Audit Readiness Tool Enhances Software with Embedded AI

As the tax filing deadline approaches, audits are the last thing many people want to discuss. Yet audits—in the broadest sense, not just tax-related—are beneficial for all organizations seeking to improve operations and achieve strategic objectives.

A current CTMA project, Enhanced Audit Software Readiness Tool, brings together industry partner Ricardo Defense with the US Army Tank-Automotive & Armaments Command (TACOM). The team is using the Army’s Audit Readiness Tool (ART) as a surrogate to evaluate a repeatable and tailorable process audit readiness tool. The overall goal is to develop an enhanced software tool that will significantly increase readiness functions while reducing manpower and organizational maintenance/sustainment support costs. Such a tool can be utilized across commercial entities, the Army, and multiple DOD organizations to develop an effective method for tracking and following up on audit findings and agreed-upon actions by management.

While the format of internal and external audit reports varies by entity, all organizations need an approach that effectively communicates key issues and resolves those issues. Audits help an organization accomplish its objectives by bringing a systematic, disciplined approach to evaluate and improve the effectiveness of risk management, control, and governance processes.

This project is establishing a framework for initiating and executing an internal audit, processing and responding to internal audit findings, and preparing for and executing an external audit. The framework includes a scalable set of checklists, process flows, and templates that can be tailored to the size, scope, and complexity of the audit in question.

“This project focused on standardizing business processes that have a financial impact, providing accessibility of process documentation to the TACOM/Security Assistance Management Directorate (SAMD), and improving Department of Defense (DOD) readiness,” said Ahan Hunter, a Program Analyst for SAMD who contributed audit support for the project.

The team evaluated organizational internal business processes and controls to identify system deficiencies and provide solutions. In particular, the project centered on updating the General Fund Enterprise Business System (GFEBS), the Army’s cloud-based financial, asset, and accounting management system.

“We had many different working groups and IPT sessions,” said Hunter. “We identified a lot of risk mitigation. For example, one of the sub-processes we developed ensures that purchasers can’t be approvers because then that creates improprieties within the system. We created a workflow in which a person cannot approve their own inputs; they have to get a different approver.”

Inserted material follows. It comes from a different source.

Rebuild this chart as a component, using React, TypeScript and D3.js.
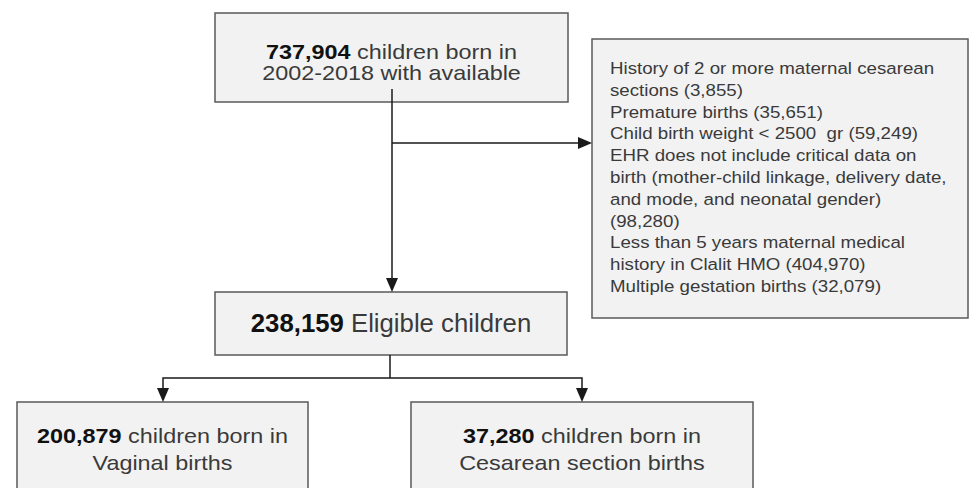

The team updated the GFEBS software by implementing internal organizational controls to prevent errors and comply with applicable laws and Army regulations. The use of embedded Artificial Intelligence (AI) will help with risk mitigation by combing through a huge volume of financial data to identify anomalies and flag them for scrutiny by a human auditor.

Additionally, the team created a dashboard pathway for senior management that enables continuous monitoring of data, providing real-time total financial and asset visibility. This dashboard will help leadership assess internal controls, promote best practices, ensure regulatory compliance, reduce costs, and lower the need for external auditing. It also identifies operational inefficiencies and time waste in the different IT systems, enabling leadership to address cross-functional issues. With trusted and reliable audit tools, management will be able to evaluate “what is,” paving the way for “what if” scenarios that can help to streamline business and maintenance operations, leading to substantially greater efficiencies and effectiveness.

“We also created a SharePoint repository for new personnel who join the team,” said Hunter. “With this repository, nobody will have to start over from scratch.”

The team is currently producing a report on best practices and standard operating procedures that can be used, in both public and private sectors, to integrate audit processes and software. This report will be especially useful for large, expanding, multi-faceted organizations with a global reach.

This project provides powerful tools to access more comprehensive financial information, which can be used to advance overall organizational efficiency and strategic program effectiveness in both public and private-sector organizations. With this upgraded financial intelligence, leadership will have the flexibility to adapt as business requirements change, which will facilitate more effective funding allocation.

Furthermore, the project’s dashboard pathway can help leadership gain visibility on all aspects of their organization, which would also be beneficial for many commercial operations. It could provide quick access to better data—such as accounting transactions for financial reporting—which could assist with rapid decision-making.

Overall, the improved financial information that could be delivered can facilitate compliance, business system upgrades, fraud reduction, and better organizational planning, which would lead to increased customer, employee, and corporate confidence.

“This project is ultimately about supporting a culture of audit success,” said Hunter.